Para lograr este concepto universal se precisa de una larga conversación y discusión entre hombres (la dialéctica), porque esta dialéctica es la que nos brinda qué hay de común en los pensamientos variopintos de las distintas personas. Partiendo de unas nociones más bastas de lo que pretendemos saber (por ejemplo la definición de bien, virtud, etc.) nos acercamos lentamente hasta otra mejor. Dado que este razonamiento parte de los ejemplos concretos de nuestra experiencia y se eleva hasta lo universal, desde lo menos hasta lo más perfecto, este tipo de proceder socrático suele denominarse razonamiento inductivo.

Según Sócrates, por lo tanto, la tarea de la dialéctica (y, por extensión, de la ciencia) es alcanzar los conceptos generales por medio de comparación entre hechos particulares. El procedimiento aboga, en definitiva, por llevar al sujeto al descubrimiento de la verdad, una verdad interna, que sale a la luz (mayéutica) gracias a una inteligente sucesión de preguntas y respuestas. Dice Sócrates, según Platón, en el Teeteto (150): “Lo mejor del arte que practico es, sin embargo, que permite saber si lo que engendra la reflexión del joven es una apariencia engañosa o un fruto verdadero”. Pero Sócrates no afirma nada, sino tan sólo interroga, pues Sócrates se confiesa ignorante (su famosa cita sobre el saber...). La intención, más incluso que alcanzar un saber determinado, es liberar al sujeto de una situación en la que él cree saber pero que, en realidad, no es así. Sócrates no enseña nada, sino que extrae del interior de cada uno de nosotros los conocimientos para, así, poder juzgar si nuestras respuestas son o no adecuadas.

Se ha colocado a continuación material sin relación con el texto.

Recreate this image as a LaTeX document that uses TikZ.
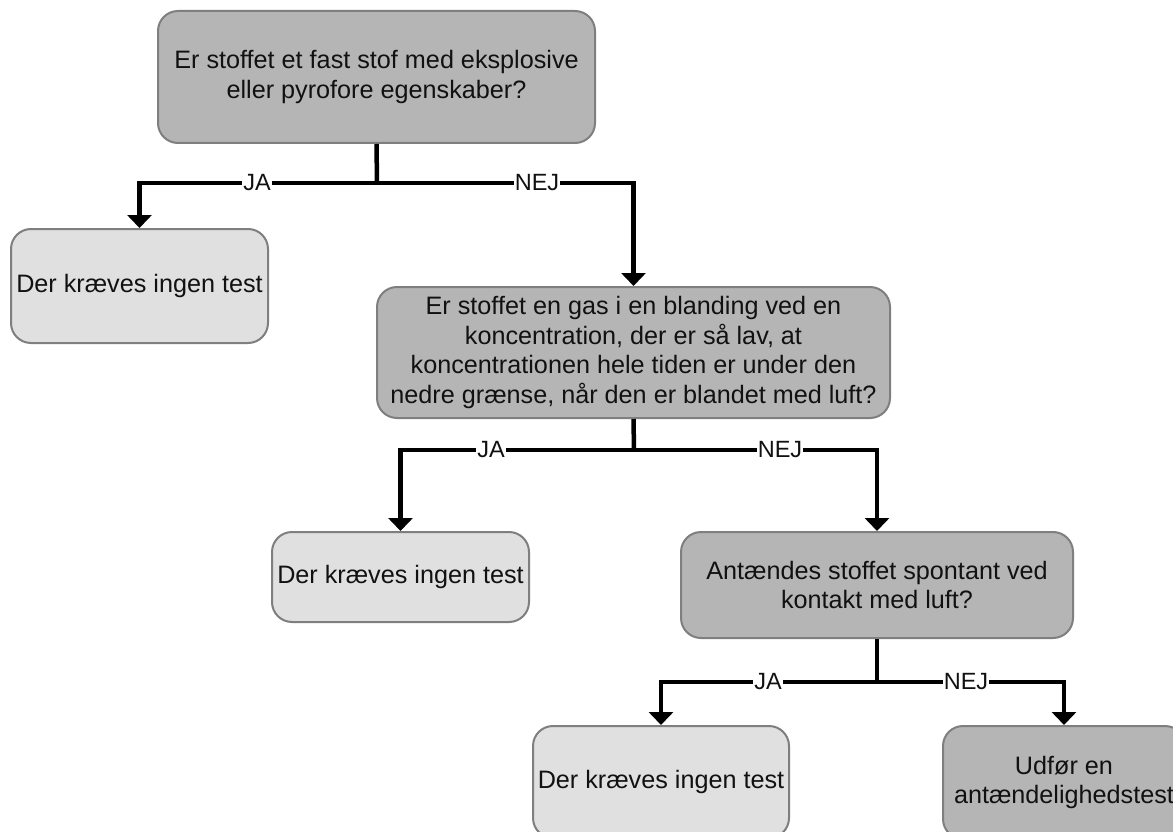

Por lo tanto, la mayéutica descubre que el fundamento del saber radica en nosotros mismos, al que accedemos en virtud del diálogo. (Son evidentes, también, las conexiones entre esta noción socrática y la teoría de la anámnesis platónica, que ya vimos en otra ocasión)

La palabra mayéutica designaba, en origen, el arte de las comadronas de dar a la luz a las parturientas (la madre de Sócrates, según dice su alumno Platón, era precisamente una de estas comadronas). La analogía con su aplicación a la filosofía es curiosa. Las comadronas ayudan a dar a luz hijos que ellas no han engendrado, sino que se hallan en la matriz de otras mujeres. De la misma forma, Sócrates, interrogando a sus interlocutores, “da a luz” ideas que, afirma, no proceden de él, sino que residían en la mente de aquellos, pese a que ellos mismos desconocen su existencia.

De aquí parte también el sentido de su frase, grabada en el frontón del templo de Delfos: “Conócete a ti mismo”. Hay que descender hasta nuestras interioridades más profundas y extraer de ellas, mediante el diálogo con nuestro espíritu, las verdades permanentes.

Hoy, por desgracia, son pocos quienes siguen el consejo y el método socrático. Dejamos que sean los demás, los otros, quienes nos digan y expongan las verdades trascendentales para nuestra vida. A veces proceden, esas voces sustitutorias de la nuestra, de la enseñanza; otras, de los medios de comunicación; otras más, de instituciones gubernamentales; y aún hoy, de salmos y textos sagrados proclamados desde púlpitos parroquianos. Dejamos que los demás nos descubran la realidad, el sentido y la verdad. Quizá por pereza, inercia o extravío, pero con la total carencia de espíritu reflexivo que propugnaba, 2.500 años atrás, la mayéutica del buen Sócrates, cuya agonía tras beber la cicuta debe servirnos para regresar a ese “Conócete a ti mismo”, a un desnudar íntimo de las verdades y una aproximación, por esforzada y difícil que sea, a la propia realización personal.